What you are asked to do:
Reproduce the listing below exactly, beginning with its first line and ending with the line that holds "minimum height=32pt] (profit)"; pictures are not part of the copy.

Entries with chart source code:
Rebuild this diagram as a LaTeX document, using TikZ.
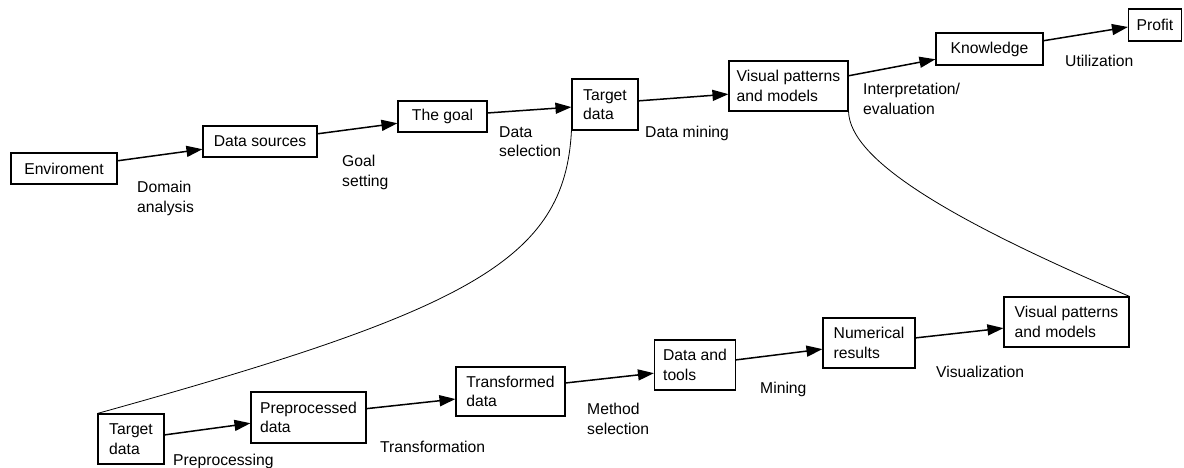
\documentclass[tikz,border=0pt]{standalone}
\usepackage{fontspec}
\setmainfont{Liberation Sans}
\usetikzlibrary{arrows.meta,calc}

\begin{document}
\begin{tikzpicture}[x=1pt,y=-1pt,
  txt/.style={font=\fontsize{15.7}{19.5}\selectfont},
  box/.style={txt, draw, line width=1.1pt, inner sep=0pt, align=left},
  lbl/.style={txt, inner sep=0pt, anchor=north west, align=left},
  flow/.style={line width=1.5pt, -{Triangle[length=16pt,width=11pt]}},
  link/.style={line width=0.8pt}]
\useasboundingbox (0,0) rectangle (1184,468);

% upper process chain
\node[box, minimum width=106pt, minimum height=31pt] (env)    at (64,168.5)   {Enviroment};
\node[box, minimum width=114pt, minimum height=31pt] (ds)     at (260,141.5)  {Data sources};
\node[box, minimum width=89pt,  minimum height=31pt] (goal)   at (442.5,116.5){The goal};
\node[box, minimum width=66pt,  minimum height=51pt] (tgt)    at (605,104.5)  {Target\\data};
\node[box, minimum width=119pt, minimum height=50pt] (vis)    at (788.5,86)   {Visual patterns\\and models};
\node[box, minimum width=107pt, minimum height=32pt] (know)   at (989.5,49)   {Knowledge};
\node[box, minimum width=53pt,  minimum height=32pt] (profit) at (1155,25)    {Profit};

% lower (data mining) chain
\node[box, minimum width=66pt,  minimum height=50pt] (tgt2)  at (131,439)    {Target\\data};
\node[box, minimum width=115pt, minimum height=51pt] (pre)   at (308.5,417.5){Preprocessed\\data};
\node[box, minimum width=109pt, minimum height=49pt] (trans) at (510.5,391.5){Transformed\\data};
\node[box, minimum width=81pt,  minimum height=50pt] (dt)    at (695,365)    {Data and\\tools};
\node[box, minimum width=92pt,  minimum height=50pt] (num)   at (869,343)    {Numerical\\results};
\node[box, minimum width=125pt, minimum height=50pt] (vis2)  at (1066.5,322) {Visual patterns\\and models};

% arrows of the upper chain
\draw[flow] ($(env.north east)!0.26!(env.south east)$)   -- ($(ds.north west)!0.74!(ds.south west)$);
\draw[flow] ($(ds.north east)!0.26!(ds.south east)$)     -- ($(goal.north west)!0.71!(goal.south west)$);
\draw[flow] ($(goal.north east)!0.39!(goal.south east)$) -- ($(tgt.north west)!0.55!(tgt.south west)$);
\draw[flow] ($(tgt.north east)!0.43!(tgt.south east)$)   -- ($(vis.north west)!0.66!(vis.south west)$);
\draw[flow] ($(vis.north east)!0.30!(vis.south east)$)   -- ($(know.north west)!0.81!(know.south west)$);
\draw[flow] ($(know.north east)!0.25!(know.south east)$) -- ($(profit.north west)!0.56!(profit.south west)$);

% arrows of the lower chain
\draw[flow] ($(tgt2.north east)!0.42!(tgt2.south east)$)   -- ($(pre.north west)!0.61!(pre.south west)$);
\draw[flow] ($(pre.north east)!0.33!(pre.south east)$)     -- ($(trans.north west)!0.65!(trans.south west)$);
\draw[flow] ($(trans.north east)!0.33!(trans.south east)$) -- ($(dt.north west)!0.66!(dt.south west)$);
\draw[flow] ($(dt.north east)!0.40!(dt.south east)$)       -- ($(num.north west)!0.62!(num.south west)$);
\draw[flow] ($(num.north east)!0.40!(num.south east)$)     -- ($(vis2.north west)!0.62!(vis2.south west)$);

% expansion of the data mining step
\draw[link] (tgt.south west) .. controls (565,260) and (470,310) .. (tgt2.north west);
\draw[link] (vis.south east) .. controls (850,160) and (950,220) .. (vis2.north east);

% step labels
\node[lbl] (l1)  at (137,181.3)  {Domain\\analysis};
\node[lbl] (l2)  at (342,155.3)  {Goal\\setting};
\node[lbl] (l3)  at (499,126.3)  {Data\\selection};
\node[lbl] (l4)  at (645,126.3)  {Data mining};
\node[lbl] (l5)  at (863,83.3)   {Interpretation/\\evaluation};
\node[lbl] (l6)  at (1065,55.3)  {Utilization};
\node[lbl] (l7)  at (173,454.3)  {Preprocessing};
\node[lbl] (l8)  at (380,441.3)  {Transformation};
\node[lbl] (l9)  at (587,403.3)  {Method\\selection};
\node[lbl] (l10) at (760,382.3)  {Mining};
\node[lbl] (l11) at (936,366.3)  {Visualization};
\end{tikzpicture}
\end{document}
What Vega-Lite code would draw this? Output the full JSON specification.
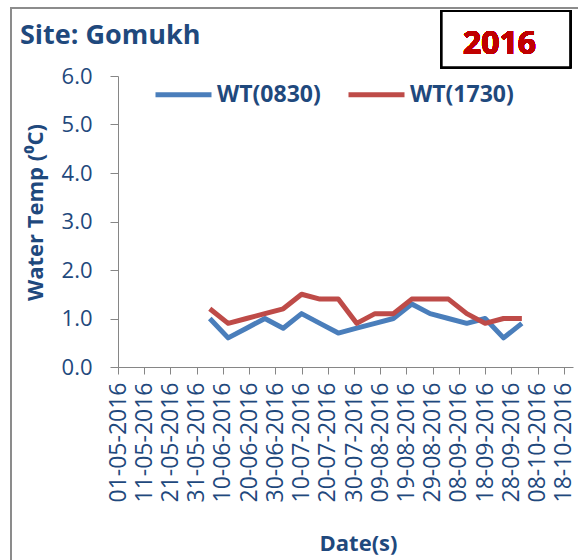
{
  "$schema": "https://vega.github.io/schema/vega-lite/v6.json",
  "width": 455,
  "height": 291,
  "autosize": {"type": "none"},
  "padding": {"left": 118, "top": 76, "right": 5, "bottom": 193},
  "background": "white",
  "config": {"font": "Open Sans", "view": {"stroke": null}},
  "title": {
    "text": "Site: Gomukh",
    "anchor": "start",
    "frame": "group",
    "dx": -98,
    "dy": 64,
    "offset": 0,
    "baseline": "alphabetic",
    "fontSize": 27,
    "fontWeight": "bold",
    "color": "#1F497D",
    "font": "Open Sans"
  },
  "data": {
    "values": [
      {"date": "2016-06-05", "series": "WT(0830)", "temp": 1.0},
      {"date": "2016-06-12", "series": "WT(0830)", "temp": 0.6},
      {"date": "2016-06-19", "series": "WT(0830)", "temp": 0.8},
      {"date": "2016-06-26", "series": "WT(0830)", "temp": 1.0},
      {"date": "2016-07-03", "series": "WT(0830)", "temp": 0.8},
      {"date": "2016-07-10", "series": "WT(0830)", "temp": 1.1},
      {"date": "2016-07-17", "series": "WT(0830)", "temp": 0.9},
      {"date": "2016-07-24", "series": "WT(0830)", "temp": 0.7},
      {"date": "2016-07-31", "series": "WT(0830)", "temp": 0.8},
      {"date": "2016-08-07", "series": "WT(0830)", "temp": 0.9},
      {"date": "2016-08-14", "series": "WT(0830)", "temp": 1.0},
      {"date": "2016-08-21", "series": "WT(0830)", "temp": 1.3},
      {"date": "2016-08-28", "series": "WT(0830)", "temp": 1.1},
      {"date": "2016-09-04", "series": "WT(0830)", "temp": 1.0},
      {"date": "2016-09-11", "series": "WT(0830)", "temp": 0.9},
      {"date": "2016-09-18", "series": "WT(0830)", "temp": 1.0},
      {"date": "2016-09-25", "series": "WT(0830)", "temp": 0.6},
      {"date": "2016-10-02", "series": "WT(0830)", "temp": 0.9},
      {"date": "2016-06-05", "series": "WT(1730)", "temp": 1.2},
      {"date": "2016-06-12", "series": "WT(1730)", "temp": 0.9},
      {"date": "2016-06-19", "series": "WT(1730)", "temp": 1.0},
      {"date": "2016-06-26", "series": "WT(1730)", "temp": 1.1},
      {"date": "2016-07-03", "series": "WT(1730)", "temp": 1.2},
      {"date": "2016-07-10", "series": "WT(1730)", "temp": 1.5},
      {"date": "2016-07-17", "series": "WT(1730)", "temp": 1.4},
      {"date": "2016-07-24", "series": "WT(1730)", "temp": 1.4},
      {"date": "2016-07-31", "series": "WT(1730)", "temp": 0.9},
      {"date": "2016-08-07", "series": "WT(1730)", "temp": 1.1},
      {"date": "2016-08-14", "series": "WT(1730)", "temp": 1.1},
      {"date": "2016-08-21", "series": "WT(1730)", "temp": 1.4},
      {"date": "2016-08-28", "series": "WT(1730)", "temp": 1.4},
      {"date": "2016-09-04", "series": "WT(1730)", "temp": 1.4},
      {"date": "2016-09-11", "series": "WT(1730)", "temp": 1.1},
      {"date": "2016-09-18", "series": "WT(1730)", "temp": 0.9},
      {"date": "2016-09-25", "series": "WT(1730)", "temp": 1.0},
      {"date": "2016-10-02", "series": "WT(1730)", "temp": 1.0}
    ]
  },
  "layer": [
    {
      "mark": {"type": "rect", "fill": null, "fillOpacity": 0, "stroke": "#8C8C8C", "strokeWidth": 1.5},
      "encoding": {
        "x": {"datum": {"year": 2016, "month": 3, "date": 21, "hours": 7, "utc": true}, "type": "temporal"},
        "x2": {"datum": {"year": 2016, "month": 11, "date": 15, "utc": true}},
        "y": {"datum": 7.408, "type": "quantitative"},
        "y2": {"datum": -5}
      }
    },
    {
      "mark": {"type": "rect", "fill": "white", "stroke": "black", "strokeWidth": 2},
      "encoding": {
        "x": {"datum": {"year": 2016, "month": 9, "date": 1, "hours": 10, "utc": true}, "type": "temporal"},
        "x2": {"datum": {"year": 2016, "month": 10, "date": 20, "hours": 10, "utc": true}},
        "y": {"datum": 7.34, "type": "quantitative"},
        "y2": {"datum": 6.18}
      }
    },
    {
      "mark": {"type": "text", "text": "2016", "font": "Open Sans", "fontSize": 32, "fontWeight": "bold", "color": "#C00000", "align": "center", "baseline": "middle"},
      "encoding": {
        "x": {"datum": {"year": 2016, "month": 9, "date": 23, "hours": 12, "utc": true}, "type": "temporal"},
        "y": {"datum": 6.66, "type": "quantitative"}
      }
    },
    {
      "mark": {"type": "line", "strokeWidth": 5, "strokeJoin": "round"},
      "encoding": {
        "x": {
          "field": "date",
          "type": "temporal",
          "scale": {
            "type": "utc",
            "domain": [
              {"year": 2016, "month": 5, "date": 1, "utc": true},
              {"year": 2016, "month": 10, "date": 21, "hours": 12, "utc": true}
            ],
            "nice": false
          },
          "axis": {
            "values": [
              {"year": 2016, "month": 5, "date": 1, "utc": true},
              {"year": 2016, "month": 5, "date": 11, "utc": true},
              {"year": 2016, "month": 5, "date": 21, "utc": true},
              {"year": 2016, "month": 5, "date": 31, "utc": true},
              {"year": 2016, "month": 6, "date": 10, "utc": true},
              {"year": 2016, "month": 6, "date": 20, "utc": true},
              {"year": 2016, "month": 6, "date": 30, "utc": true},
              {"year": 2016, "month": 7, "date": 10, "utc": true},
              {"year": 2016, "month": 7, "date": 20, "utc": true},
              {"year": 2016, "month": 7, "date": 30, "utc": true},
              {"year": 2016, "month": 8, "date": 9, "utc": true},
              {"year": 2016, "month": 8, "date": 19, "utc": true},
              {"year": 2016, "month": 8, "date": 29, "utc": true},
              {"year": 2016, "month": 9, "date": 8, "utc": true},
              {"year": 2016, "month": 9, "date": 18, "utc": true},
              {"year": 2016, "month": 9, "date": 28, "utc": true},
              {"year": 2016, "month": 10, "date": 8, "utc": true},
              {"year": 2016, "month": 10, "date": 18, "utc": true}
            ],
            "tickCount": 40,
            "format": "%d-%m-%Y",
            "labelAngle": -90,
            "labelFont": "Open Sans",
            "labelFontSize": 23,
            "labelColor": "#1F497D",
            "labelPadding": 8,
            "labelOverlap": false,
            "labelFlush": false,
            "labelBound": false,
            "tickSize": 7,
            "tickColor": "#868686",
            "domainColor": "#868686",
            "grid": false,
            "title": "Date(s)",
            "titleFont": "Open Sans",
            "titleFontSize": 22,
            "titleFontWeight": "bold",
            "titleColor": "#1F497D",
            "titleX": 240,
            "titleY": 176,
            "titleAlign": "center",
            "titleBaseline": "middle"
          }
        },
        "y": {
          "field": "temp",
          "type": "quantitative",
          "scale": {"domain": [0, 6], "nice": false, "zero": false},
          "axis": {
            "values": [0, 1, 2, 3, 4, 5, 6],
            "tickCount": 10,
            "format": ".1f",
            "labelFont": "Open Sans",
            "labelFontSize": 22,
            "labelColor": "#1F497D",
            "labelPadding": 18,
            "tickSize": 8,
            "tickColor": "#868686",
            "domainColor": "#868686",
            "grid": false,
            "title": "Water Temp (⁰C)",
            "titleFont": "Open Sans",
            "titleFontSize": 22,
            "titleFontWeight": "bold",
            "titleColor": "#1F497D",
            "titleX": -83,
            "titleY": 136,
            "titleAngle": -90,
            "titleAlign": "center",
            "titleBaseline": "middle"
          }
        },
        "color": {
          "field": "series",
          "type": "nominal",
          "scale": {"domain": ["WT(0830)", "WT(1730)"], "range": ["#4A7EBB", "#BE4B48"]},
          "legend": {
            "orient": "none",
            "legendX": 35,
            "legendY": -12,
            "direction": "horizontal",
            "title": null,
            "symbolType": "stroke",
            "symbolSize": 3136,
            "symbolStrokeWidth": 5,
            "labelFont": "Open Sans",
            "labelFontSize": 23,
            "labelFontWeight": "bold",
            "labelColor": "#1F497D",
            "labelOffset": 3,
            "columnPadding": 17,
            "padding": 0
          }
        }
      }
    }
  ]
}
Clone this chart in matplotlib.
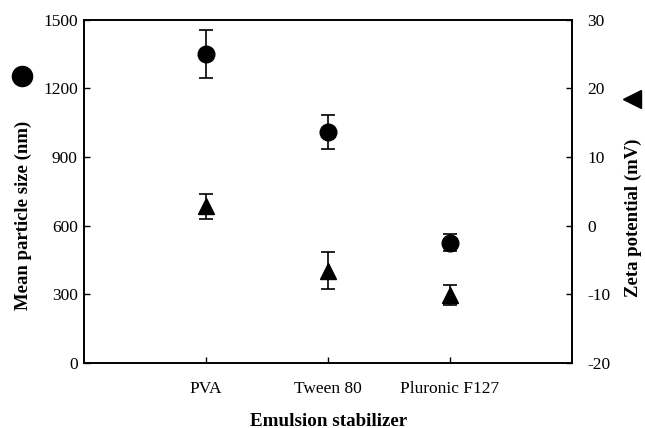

Written answer:
Rebuild this diagram as a LaTeX document, using TikZ.
\documentclass[tikz,border=0pt]{standalone}
\usepackage{fontspec}
\setmainfont{Liberation Sans}
\usetikzlibrary{arrows.meta,calc}

\begin{document}
\begin{tikzpicture}[x=1pt,y=-1pt,
  txt/.style={font=\fontsize{15.7}{19.5}\selectfont},
  box/.style={txt, draw, line width=1.1pt, inner sep=0pt, align=left},
  lbl/.style={txt, inner sep=0pt, anchor=north west, align=left},
  flow/.style={line width=1.5pt, -{Triangle[length=16pt,width=11pt]}},
  link/.style={line width=0.8pt}]
\useasboundingbox (0,0) rectangle (1184,468);

% upper process chain
\node[box, minimum width=106pt, minimum height=31pt] (env)    at (64,168.5)   {Enviroment};
\node[box, minimum width=114pt, minimum height=31pt] (ds)     at (260,141.5)  {Data sources};
\node[box, minimum width=89pt,  minimum height=31pt] (goal)   at (442.5,116.5){The goal};
\node[box, minimum width=66pt,  minimum height=51pt] (tgt)    at (605,104.5)  {Target\\data};
\node[box, minimum width=119pt, minimum height=50pt] (vis)    at (788.5,86)   {Visual patterns\\and models};
\node[box, minimum width=107pt, minimum height=32pt] (know)   at (989.5,49)   {Knowledge};
\node[box, minimum width=53pt,  minimum height=32pt] (profit) at (1155,25)    {Profit};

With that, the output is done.